Les événements se chargeront vite de montrer ce qu’il fallait penser de cette analyse du climat politique. Mais il serait faux de croire que les démentis infligés par les faits puissent servir de leçons aux autorités coloniales de quelques pays que ce soit. Les rapports établis par les plus brillants officiers de renseignements américains disposant de crédits fabuleux, de machines à détecter le mensonge, de fichiers et d’ordinateurs donnent, en 1967, sur la résistance nationale vietnamienne, des aperçus beaucoup plus invraisemblables que ceux qu’en 1885 un malheureux capitaine français d’infanterie coloniale isolé à Krauchmar pouvait fournir sur le mouvement insurrectionnel cambodgien…
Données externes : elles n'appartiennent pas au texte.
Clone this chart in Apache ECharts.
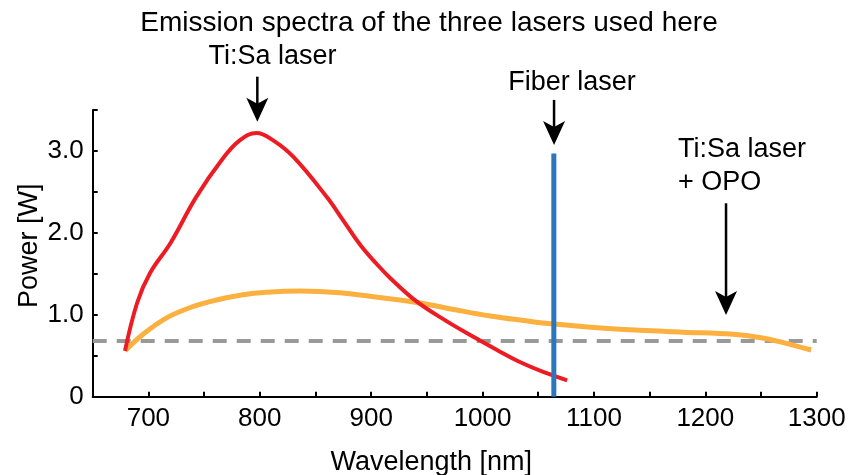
<!DOCTYPE html>
<html><head><meta charset="utf-8">
<script src="https://cdn.jsdelivr.net/npm/echarts@6/dist/echarts.min.js"></script>
<style>html,body{margin:0;padding:0;background:#fff}#c{width:851px;height:475px}</style>
</head><body><div id="c"></div>
<script>
// ---- data ----
const titleText = 'Emission spectra of the three lasers used here';
const xName = 'Wavelength [nm]';
const yName = 'Power [W]';
const xMin = 650, xMax = 1300, xStep = 50;
const yMin = 0, yMax = 3.5, yStep = 0.5;
const yTickLabels = {0: '0', 1: '1.0', 2: '2.0', 3: '3.0'};

const tisaWavelength = [679, 690, 701.5, 720, 743, 767, 782, 797, 812, 830, 860, 875, 891, 905, 917, 941, 968, 992, 1013, 1034, 1055, 1076];
const tisaPower      = [0.56, 1.15, 1.51, 1.88, 2.44, 2.91, 3.13, 3.22, 3.13, 2.93, 2.44, 2.15, 1.84, 1.62, 1.45, 1.16, 0.92, 0.73, 0.57, 0.42, 0.30, 0.20];

const opoWavelength = [679, 695, 716, 740, 761, 785, 806, 836, 872, 902, 941, 974, 1007, 1037, 1064, 1103, 1141, 1180, 1225, 1250, 1270, 1295];
const opoPower      = [0.56, 0.76, 0.96, 1.10, 1.18, 1.245, 1.275, 1.29, 1.27, 1.22, 1.15, 1.065, 0.985, 0.93, 0.887, 0.843, 0.81, 0.788, 0.762, 0.72, 0.66, 0.57];

const fiberWavelength = 1064;
const fiberPower = 2.97;

const thresholdPower = 0.68;

// annotations: label, label anchor (data coords), arrow x, arrow top y, arrow tip y
const annotations = [
  {text: 'Ti:Sa laser', tx: 811.4, ty: 4.15, align: 'center', ax: 797.8, ay0: 3.907, ay1: 3.358},
  {text: 'Fiber laser', tx: 1080.3, ty: 3.83, align: 'center', ax: 1064.2, ay0: 3.623, ay1: 3.073},
  {text: 'Ti:Sa laser\n+ OPO', tx: 1175.5, ty: 2.81, align: 'left', ax: 1218.6, ay0: 2.361, ay1: 0.998}
];

const FONT = 'Liberation Sans, Arial, sans-serif';
const zip = (a, b) => a.map((v, i) => [v, b[i]]);

const chart = echarts.init(document.getElementById('c'), null, {renderer: 'canvas'});
const option = {
  animation: false,
  backgroundColor: '#fff',
  title: {
    text: titleText, left: 429, top: 9, padding: 0, textAlign: 'center',
    textStyle: {fontFamily: FONT, fontSize: 28, fontWeight: 'normal', color: '#000'}
  },
  grid: {left: 92.7, right: 34.3, top: 110, bottom: 78.3, containLabel: false, outerBoundsMode: 'none'},
  xAxis: {
    type: 'value', min: xMin, max: xMax, interval: xStep,
    name: xName, nameLocation: 'middle', nameGap: 52,
    nameTextStyle: {fontFamily: FONT, fontSize: 27, color: '#000', padding: [0, 47, 0, 0]},
    axisLine: {show: true, onZero: false, lineStyle: {color: '#000', width: 2}},
    axisTick: {show: true, inside: true, length: 5, lineStyle: {color: '#000', width: 2}},
    axisLabel: {fontFamily: FONT, fontSize: 26, color: '#000', margin: 9,
      formatter: v => (v % 100 === 0 ? String(v) : '')},
    splitLine: {show: false}
  },
  yAxis: {
    type: 'value', min: yMin, max: yMax, interval: yStep,
    name: yName, nameLocation: 'middle', nameGap: 50, nameRotate: 90, nameMoveOverlap: false,
    nameTextStyle: {fontFamily: FONT, fontSize: 27, color: '#000', padding: [0, 0, 0, 15]},
    axisLine: {show: true, onZero: false, lineStyle: {color: '#000', width: 2}},
    axisTick: {show: true, inside: true, length: 5, lineStyle: {color: '#000', width: 2}},
    axisLabel: {fontFamily: FONT, fontSize: 26, color: '#000', margin: 9,
      formatter: v => (Math.abs(v - Math.round(v)) < 1e-6 && yTickLabels[Math.round(v)] !== undefined ? yTickLabels[Math.round(v)] : '')},
    splitLine: {show: false}
  },
  series: [
    {type: 'line', name: 'threshold', data: [[xMin, thresholdPower], [xMax, thresholdPower]],
     symbol: 'none', lineStyle: {color: '#999999', width: 4, type: [14, 10]}, z: 1, silent: true},
    {type: 'line', name: 'Ti:Sa + OPO', data: zip(opoWavelength, opoPower), smooth: 0.4,
     symbol: 'none', lineStyle: {color: '#fbb040', width: 5}, z: 2},
    {type: 'line', name: 'Ti:Sa', data: zip(tisaWavelength, tisaPower), smooth: 0.4,
     symbol: 'none', lineStyle: {color: '#ed1c24', width: 4}, z: 3},
    {type: 'line', name: 'Fiber', data: [[fiberWavelength, 0], [fiberWavelength, fiberPower]],
     symbol: 'none', lineStyle: {color: '#2a78bc', width: 5}, z: 4}
  ]
};
chart.setOption(option);

function toPx(x, y) { return chart.convertToPixel({gridIndex: 0}, [x, y]); }
const elements = [];
annotations.forEach(a => {
  const t = toPx(a.tx, a.ty);
  elements.push({type: 'text', x: t[0], y: t[1],
    style: {text: a.text, fontFamily: FONT, fontSize: 27, fill: '#000',
      align: a.align, verticalAlign: 'middle', lineHeight: 33}});
  const p0 = toPx(a.ax, a.ay0), p1 = toPx(a.ax, a.ay1);
  elements.push({type: 'line', shape: {x1: p0[0], y1: p0[1], x2: p1[0], y2: p1[1] - 15},
    style: {stroke: '#000', lineWidth: 2.5}});
  const hx = p1[0], hy = p1[1];
  elements.push({type: 'polygon', shape: {points: [[hx, hy], [hx - 11, hy - 24], [hx, hy - 18], [hx + 11, hy - 24]]},
    style: {fill: '#000'}});
});
chart.setOption({graphic: elements});
</script>
</body></html>
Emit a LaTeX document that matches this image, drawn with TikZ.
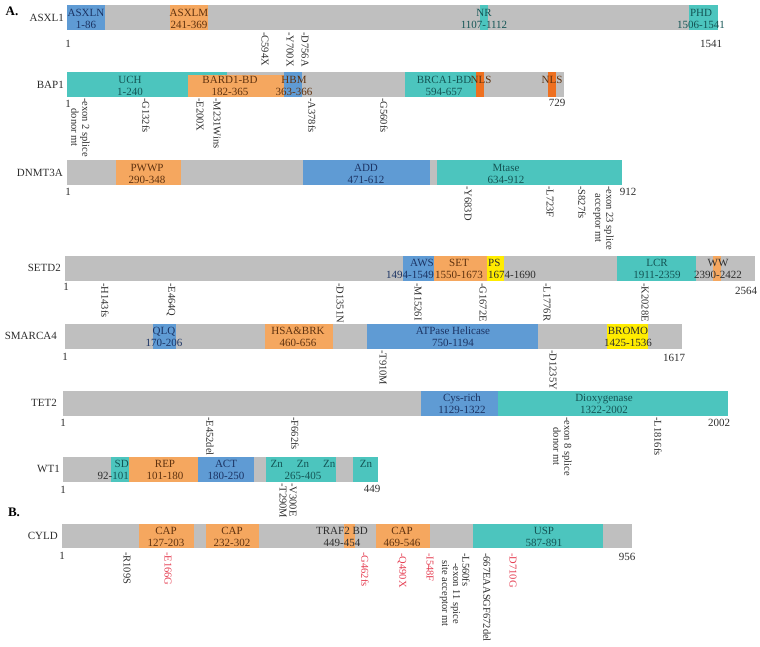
\documentclass[tikz,border=0pt]{standalone}
\usepackage{fontspec}
\setmainfont{Liberation Serif}
\usetikzlibrary{positioning}
\definecolor{bargray}{RGB}{191,191,191}
\definecolor{domblue}{RGB}{95,155,212}
\definecolor{domorange}{RGB}{245,167,95}
\definecolor{domteal}{RGB}{76,197,190}
\definecolor{domyellow}{RGB}{255,236,0}
\definecolor{nlsorange}{RGB}{238,112,32}
\definecolor{mutred}{RGB}{228,60,80}
\definecolor{txtblue}{RGB}{28,52,100}
\definecolor{txtbrown}{RGB}{95,50,15}
\definecolor{txtteal}{RGB}{20,85,85}
\definecolor{txtgray}{RGB}{45,45,45}

\begin{document}
\begin{tikzpicture}[x=1pt, y=-1pt,
  lbl/.style={font=\fontsize{11}{12}\selectfont, align=center, inner sep=0pt},
  gene/.style={lbl, anchor=east, text=txtgray},
  endnum/.style={lbl, text=txtgray},
  mut/.style={font=\fontsize{10.5}{11}\selectfont, rotate=-90, anchor=west,
    inner sep=0pt, align=center, text=txtgray},
  redmut/.style={mut, text=mutred},
  panel/.style={font=\fontsize{13}{13}\selectfont\bfseries, inner sep=0pt}
]
\useasboundingbox (0,0) rectangle (760,647);

\node[panel] (pA) at (12,11) {A.};
\node[panel] (pB) at (14,512) {B.};

% ASXL1
\fill[bargray] (67,5) rectangle (718,30);
\fill[domblue] (67,5) rectangle (105,30);
\fill[domorange] (170,5) rectangle (208,30);
\fill[domteal] (480,5) rectangle (488,30);
\fill[domteal] (689,5) rectangle (718,30);
\node[gene] (asxl1) at (64,18) {ASXL1};
\node[lbl, text=txtblue] (asxln) at (86,18.5) {ASXLN\\1-86};
\node[lbl, text=txtbrown] (asxlm) at (189,18.5) {ASXLM\\241-369};
\node[lbl, text=txtteal] (nr) at (484,18.5) {NR\\1107-1112};
\node[lbl, text=txtteal] (phd) at (701,18.5) {PHD\\1506-1541};
\node[endnum] (asxl1-s) at (68,44) {1};
\node[endnum] (asxl1-e) at (711,44) {1541};
\node[mut] (m-c594x) at (265,32) {-C594X};
\node[mut] (m-y700x) at (290,32) {-Y700X};
\node[mut] (m-d756a) at (305,32) {-D756A};

% BAP1
\fill[bargray] (67,72) rectangle (564,97);
\fill[domteal] (67,72) rectangle (227,97);
\fill[domorange] (188,75) rectangle (285,97);
\fill[domblue] (284,72) rectangle (302,97);
\fill[domteal] (405,72) rectangle (476,97);
\fill[nlsorange] (476,72) rectangle (484,97);
\fill[nlsorange] (548,72) rectangle (556,97);
\node[gene] (bap1) at (64,85) {BAP1};
\node[lbl, text=txtteal] (uch) at (130,85.5) {UCH\\1-240};
\node[lbl, text=txtbrown] (bard1) at (230,85.5) {BARD1-BD\\182-365};
\node[lbl, text=txtbrown] (hbm) at (294,85.5) {HBM\\363-366};
\node[lbl, text=txtteal] (brca1) at (444,85.5) {BRCA1-BD\\594-657};
\node[lbl, text=txtbrown] (nls1) at (481,79.5) {NLS};
\node[lbl, text=txtbrown] (nls2) at (552,79.5) {NLS};
\node[endnum] (bap1-s) at (68,104) {1};
\node[endnum] (bap1-e) at (557,103) {729};
\node[mut] (m-ex2) at (80.5,98) {-exon 2 splice\\donor mt};
\node[mut] (m-g132fs) at (146,98) {-G132fs};
\node[mut] (m-e200x) at (200,98) {-E200X};
\node[mut] (m-m231w) at (217,98) {-M231Wins};
\node[mut] (m-a378fs) at (312,98) {-A378fs};
\node[mut] (m-g560fs) at (384,98) {-G560fs};

% DNMT3A
\fill[bargray] (67,160) rectangle (622,185);
\fill[domorange] (116,160) rectangle (181,185);
\fill[domblue] (303,160) rectangle (430,185);
\fill[domteal] (437,160) rectangle (622,185);
\node[gene] (dnmt3a) at (63,173) {DNMT3A};
\node[lbl, text=txtbrown] (pwwp) at (147,173.5) {PWWP\\290-348};
\node[lbl, text=txtblue] (add) at (366,173.5) {ADD\\471-612};
\node[lbl, text=txtteal] (mtase) at (506,173.5) {Mtase\\634-912};
\node[endnum] (dnmt3a-s) at (68,192) {1};
\node[endnum] (dnmt3a-e) at (628,192) {912};
\node[mut] (m-y683d) at (468,186) {-Y683D};
\node[mut] (m-l723f) at (550,186) {-L723F};
\node[mut] (m-s827fs) at (582,186) {-S827fs};
\node[mut] (m-ex23) at (603.5,186) {-exon 23 splice\\acceptor mt};

% SETD2
\fill[bargray] (65,256) rectangle (755,281);
\fill[domblue] (403,256) rectangle (434,281);
\fill[domorange] (434,256) rectangle (487,281);
\fill[domyellow] (487,256) rectangle (504,281);
\fill[domteal] (617,256) rectangle (696,281);
\fill[domorange] (713,256) rectangle (721,281);
\node[gene] (setd2) at (61,268) {SETD2};
\node[lbl, align=right, anchor=east, text=txtblue] (aws) at (434,269) {AWS\\1494-1549};
\node[lbl, text=txtbrown] (set) at (459,269) {SET\\1550-1673};
\node[lbl, align=left, anchor=west, text=txtgray] (ps) at (488,269) {PS\\1674-1690};
\node[lbl, text=txtteal] (lcr) at (657,269) {LCR\\1911-2359};
\node[lbl, text=txtgray] (ww) at (718,269) {WW\\2390-2422};
\node[endnum] (setd2-s) at (66,287) {1};
\node[endnum] (setd2-e) at (746,291) {2564};
\node[mut] (m-h143fs) at (105,283) {-H143fs};
\node[mut] (m-e464q) at (171,283) {-E464Q};
\node[mut] (m-d1351n) at (340,283) {-D1351N};
\node[mut] (m-m1526i) at (418,283) {-M1526I};
\node[mut] (m-g1672e) at (483,283) {-G1672E};
\node[mut] (m-l1776r) at (547,283) {-L1776R};
\node[mut] (m-k2028e) at (645,283) {-K2028E};

% SMARCA4
\fill[bargray] (65,324) rectangle (682,349);
\fill[domblue] (153,324) rectangle (176,349);
\fill[domorange] (265,324) rectangle (333,349);
\fill[domblue] (367,324) rectangle (538,349);
\fill[domyellow] (607,324) rectangle (648,349);
\node[gene] (smarca4) at (57,336) {SMARCA4};
\node[lbl, text=txtblue] (qlq) at (164,337) {QLQ\\170-206};
\node[lbl, text=txtbrown] (hsa) at (298,337) {HSA\&BRK\\460-656};
\node[lbl, text=txtblue] (atpase) at (453,337) {ATPase Helicase\\750-1194};
\node[lbl, text=txtgray] (bromo) at (628,337) {BROMO\\1425-1536};
\node[endnum] (smarca4-s) at (65,357) {1};
\node[endnum] (smarca4-e) at (674,358) {1617};
\node[mut] (m-t910m) at (383,350) {-T910M};
\node[mut] (m-d1235y) at (553,350) {-D1235Y};

% TET2
\fill[bargray] (63,391) rectangle (728,416);
\fill[domblue] (421,391) rectangle (498,416);
\fill[domteal] (498,391) rectangle (728,416);
\node[gene] (tet2) at (57,403) {TET2};
\node[lbl, text=txtblue] (cys) at (462,404) {Cys-rich\\1129-1322};
\node[lbl, text=txtteal] (dioxy) at (604,404) {Dioxygenase\\1322-2002};
\node[endnum] (tet2-s) at (63,423) {1};
\node[endnum] (tet2-e) at (719,423) {2002};
\node[mut] (m-e452del) at (210,417) {-E452del};
\node[mut] (m-f662fs) at (295,417) {-F662fs};
\node[mut] (m-ex8) at (562.5,417) {-exon 8 splice\\donor mt};
\node[mut] (m-l1816fs) at (658,417) {-L1816fs};

% WT1
\fill[bargray] (63,457) rectangle (378,482);
\fill[domteal] (111,457) rectangle (129,482);
\fill[domorange] (129,457) rectangle (198,482);
\fill[domblue] (198,457) rectangle (254,482);
\fill[domteal] (266,457) rectangle (336,482);
\fill[domteal] (353,457) rectangle (378,482);
\node[gene] (wt1) at (60,469) {WT1};
\node[lbl, align=right, anchor=east, text=txtteal] (sd) at (129,470) {SD\\\textcolor{txtgray}{92-}101};
\node[lbl, text=txtbrown] (rep) at (165,470) {REP\\101-180};
\node[lbl, text=txtblue] (act) at (226,470) {ACT\\180-250};
\node[lbl, text=txtteal] (zn3) at (303,470) {Zn\hspace{14pt}Zn\hspace{14pt}Zn\\265-405};
\node[lbl, text=txtteal] (zn4) at (366,464) {Zn};
\node[endnum] (wt1-s) at (63,490) {1};
\node[endnum] (wt1-e) at (372,489) {449};
\node[mut] (m-t290m) at (283,483) {-T290M};
\node[mut] (m-v300e) at (293,483) {-V300E};

% CYLD
\fill[bargray] (62,524) rectangle (632,548);
\fill[domorange] (139,524) rectangle (194,548);
\fill[domorange] (206,524) rectangle (259,548);
\fill[domorange] (344,524) rectangle (355,548);
\fill[domorange] (376,524) rectangle (430,548);
\fill[domteal] (473,524) rectangle (603,548);
\node[gene] (cyld) at (58,536) {CYLD};
\node[lbl, text=txtbrown] (cap1) at (166,536.5) {CAP\\127-203};
\node[lbl, text=txtbrown] (cap2) at (232,536.5) {CAP\\232-302};
\node[lbl, text=txtgray] (traf2) at (342,537) {TRAF2 BD\\449-454};
\node[lbl, text=txtbrown] (cap3) at (402,536.5) {CAP\\469-546};
\node[lbl, text=txtteal] (usp) at (544,536.5) {USP\\587-891};
\node[endnum] (cyld-s) at (62,556) {1};
\node[endnum] (cyld-e) at (627,557) {956};
\node[mut] (m-r109s) at (127,552) {-R109S};
\node[redmut] (m-e166g) at (168,552) {-E166G};
\node[redmut] (m-g462fs) at (365,552) {-G462fs};
\node[redmut] (m-q490x) at (402,553) {-Q490X};
\node[redmut] (m-i548f) at (430,553) {-I548F};
\node[mut] (m-ex11) at (450,560) {-exon 11 spice\\site acceptor mt};
\node[mut] (m-l560fs) at (466,553) {-L560fs};
\node[mut] (m-667del) at (487,553) {-667EAASGF672del};
\node[redmut] (m-d710g) at (513,553) {-D710G};
\end{tikzpicture}
\end{document}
Le succès de cette insurrection nationale de 1885 exigeait le secret dans ses préparatifs et, dans son exécution, la dissimulation constante de leurs sentiments pour tous ceux, du roi au simple paysan, qui étaient en relations avec l’adversaire. Dans toutes les guerres populaires pour l’indépendance, la lutte politique clandestine contre l’occupant ou l’envahisseur impose d’ailleurs une maîtrise de soi de tous les instants à ceux qui la mènent. Or, en ce domaine, le roi Norodom, les princes et les mandarins avaient hérité d’une expérience quatre fois séculaire qui avait permis au royaume de survivre aux invasions siamoises et vietnamiennes. Qu’importaient donc les sourires et les paroles les plus aimables puisque le cœur n’y participait point et que le seul but était de tromper un adversaire disposant temporairement de la force.